Les discours de Xi Jinping semblent convaincre la population chinoise de l’importance de l’action écologique puisqu’en 2018, 68% des répondants à l’étude menée par l’agence internationale World Value Survey (Wave 7 2017-2022) estimaient que la protection de l’environnement devrait être une priorité contre 63% des Allemands et 50% des Américains.
Menant tout droit au totalitarisme vert ?
Dans le but de faire de la Chine une “civilisation écologique”, Xi Jinping réorganise les instances en charge de faire appliquer les directives écologiques. Cette réorganisation permet de centraliser le pouvoir entre ses mains et de pressuriser de manière verticale les gouvernements locaux et les entreprises. Il contrôle également le débat public sur Internet en donnant l’illusion à la population d’être active.
Cette centralisation du pouvoir repose sur quatre leviers :
- Les plans quinquennaux. Ils intègrent des objectifs écologiques, tels qu’un pourcentage de réduction de la consommation d’énergies fossiles ou une part minimale de surface forestière à préserver au niveau national. Ces objectifs sont ensuite déclinés à l’échelle locale : les gouvernements locaux ont l’obligation de fixer leurs propres cibles en cohérence avec les orientations nationales, et de définir un plan d’action adapté à leurs enjeux spécifiques et à leurs ressources disponibles.
- Les équipes centrales d’inspection. Relevant du Parti communiste, ces entités, composées de hauts fonctionnaires relevant directement du PCC, experts en protection de l’environnement, sont chargées de superviser et d’évaluer l’action des gouvernements locaux afin de vérifier la réalisation des objectifs fixés. En cas de manquement, les sanctions peuvent être sévères, allant de rétrogradations à des amendes infligées aux cadres en poste.

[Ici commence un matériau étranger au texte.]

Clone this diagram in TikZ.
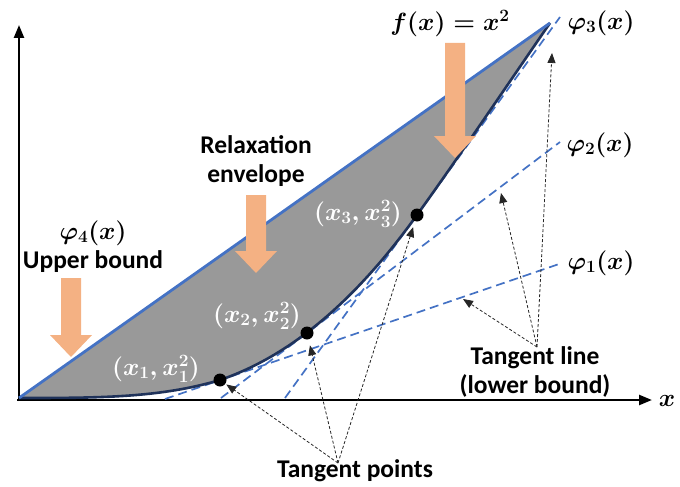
\documentclass[tikz,border=0pt]{standalone}
\usepackage{amsmath}
\usepackage[no-math]{fontspec}
\setmainfont{Carlito}
\usetikzlibrary{arrows.meta}

\definecolor{envgray}{RGB}{153,153,153}
\definecolor{ubblue}{RGB}{68,114,196}
\definecolor{curvenavy}{RGB}{31,50,90}
\definecolor{peach}{RGB}{244,177,131}

\tikzset{
  axisline/.style={line width=2.4pt,-{Triangle[length=13pt,width=10pt]}},
  tangentline/.style={ubblue,line width=1.7pt,dash pattern=on 9pt off 5pt},
  pointer/.style={black!85,line width=0.8pt,dash pattern=on 3pt off 2pt,
    -{Triangle[length=10pt,width=8pt]}},
  tpoint/.style={circle,fill=black,inner sep=0pt,minimum size=13pt},
  lbl/.style={font=\fontsize{25.5}{29}\selectfont\bfseries,align=center},
  mlbl/.style={font=\fontsize{24.5}{28}\selectfont\boldmath},
  ptlbl/.style={white,font=\fontsize{25}{28}\selectfont\boldmath},
}

% orange block arrow pointing down: centre x, top y, tip y
\newcommand\downblock[3]{%
  \fill[peach] (#1-10,#2) -- (#1+10,#2) -- (#1+10,#3-22) -- (#1+21,#3-22)
    -- (#1,#3) -- (#1-21,#3-22) -- (#1-10,#3-22) -- cycle;}

\begin{document}
\begin{tikzpicture}[x=1pt,y=-1pt]
  \useasboundingbox (0,0) rectangle (680,487);

  \coordinate (O) at (19,398);
  \coordinate (T) at (550,23);
  \coordinate (c1) at (220,380);
  \coordinate (c2) at (307,333);
  \coordinate (c3) at (417,215);

  % axes
  \draw[axisline] (19,401) -- (19,25);
  \draw[axisline] (17,400) -- (652,400);
  \node[mlbl] (xlab) at (667,401) {$x$};

  % relaxation envelope
  \fill[envgray] (O) .. controls (100,398) and (160,397.8) .. (c1)
    .. controls (286,357.4) and (351,306.7) .. (c3)
    .. controls (461,153.8) and (506,86.8) .. (T) -- cycle;

  % tangent lines
  \draw[tangentline] (165,399) -- (562,263);
  \draw[tangentline] (221,398) -- (560,142);
  \draw[tangentline] (285,398) -- (560,17);

  % f(x) and upper bound
  \draw[curvenavy,line width=2.6pt] (O) .. controls (100,398) and (160,397.8) .. (c1)
    .. controls (286,357.4) and (351,306.7) .. (c3)
    .. controls (461,153.8) and (506,86.8) .. (T);
  \draw[ubblue,line width=2.8pt] (O) -- (T);

  % tangent points
  \node[tpoint] (p1) at (c1) {};
  \node[tpoint] (p2) at (c2) {};
  \node[tpoint] (p3) at (c3) {};
  \node[ptlbl] (p1lab) at (156,369) {$(x_1,x_1^2)$};
  \node[ptlbl] (p2lab) at (257,316) {$(x_2,x_2^2)$};
  \node[ptlbl] (p3lab) at (358,214) {$(x_3,x_3^2)$};

  % block arrows
  \downblock{71}{278}{357}
  \downblock{256}{195}{273}
  \downblock{455}{43}{158}

  % labels
  \node[mlbl] (flab) at (450,24) {$f(x)=x^2$};
  \node[mlbl] (phi3) at (601,23) {$\varphi_3(x)$};
  \node[mlbl] (phi2) at (600,145) {$\varphi_2(x)$};
  \node[mlbl] (phi1) at (601,263) {$\varphi_1(x)$};
  \node[mlbl] (phi4) at (93,233) {$\varphi_4(x)$};
  \node[lbl] (ub) at (93,262) {Upper bound};
  \node[lbl] (env) at (256,161) {Relaxation\\envelope};
  \node[lbl] (tline) at (535,372) {Tangent line\\(lower bound)};
  \node[lbl] (tpts) at (355,471) {Tangent points};

  % pointers
  \coordinate (tlfoot) at (537,347);
  \coordinate (tpfoot) at (338,463);
  \coordinate (on1) at (463,299);
  \coordinate (on2) at (501,193);
  \coordinate (on3) at (552,53);
  \draw[pointer] (tlfoot) -- (on1);
  \draw[pointer] (tlfoot) -- (on2);
  \draw[pointer] (tlfoot) -- (on3);
  \draw[pointer,shorten >=1pt] (tpfoot) -- (p1);
  \draw[pointer,shorten >=6pt] (tpfoot) -- (p2);
  \draw[pointer,shorten >=6pt] (tpfoot) -- (p3);
\end{tikzpicture}
\end{document}
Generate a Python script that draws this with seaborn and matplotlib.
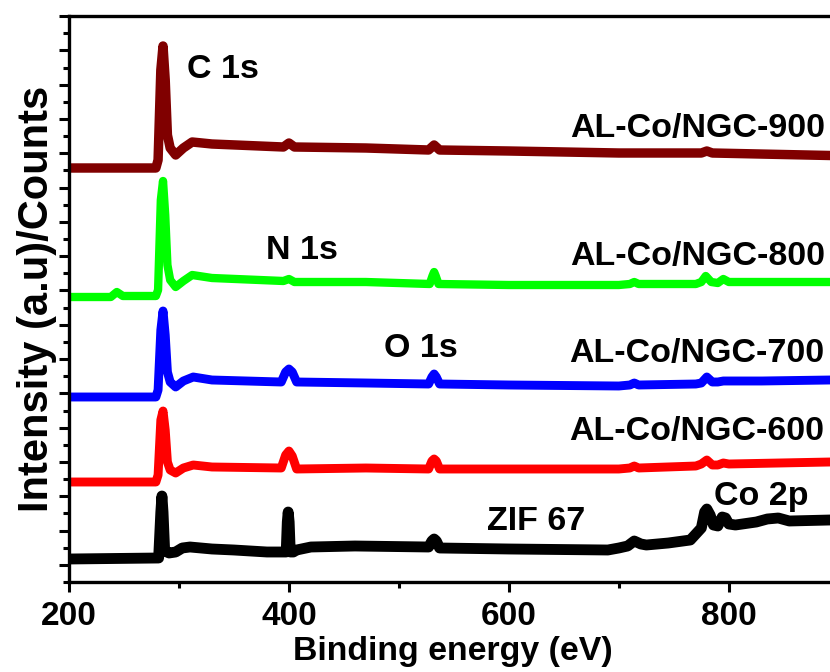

- L’implication des citoyens grâce à Internet : “L'émergence de microblogs environnementaux gérés par le gouvernement, de comptes WeChat, de plateformes de signalement et de lignes d'assistance téléphonique a fortement stimulé l'enthousiasme du public à contribuer à la surveillance et au signalement des entreprises polluantes. […]. (Monjon Stéphanie, René Élodie, Les nouveaux outils de gouvernance environnementale en Chine : contrôle descendant et crédit environnemental, sept. 2021, 138-146.). Mais l’utilisation d’Internet est aussi une bonne manière pour contrôler le débat public autour de l’écologie, identifier les internautes trop virulents et les sanctionner.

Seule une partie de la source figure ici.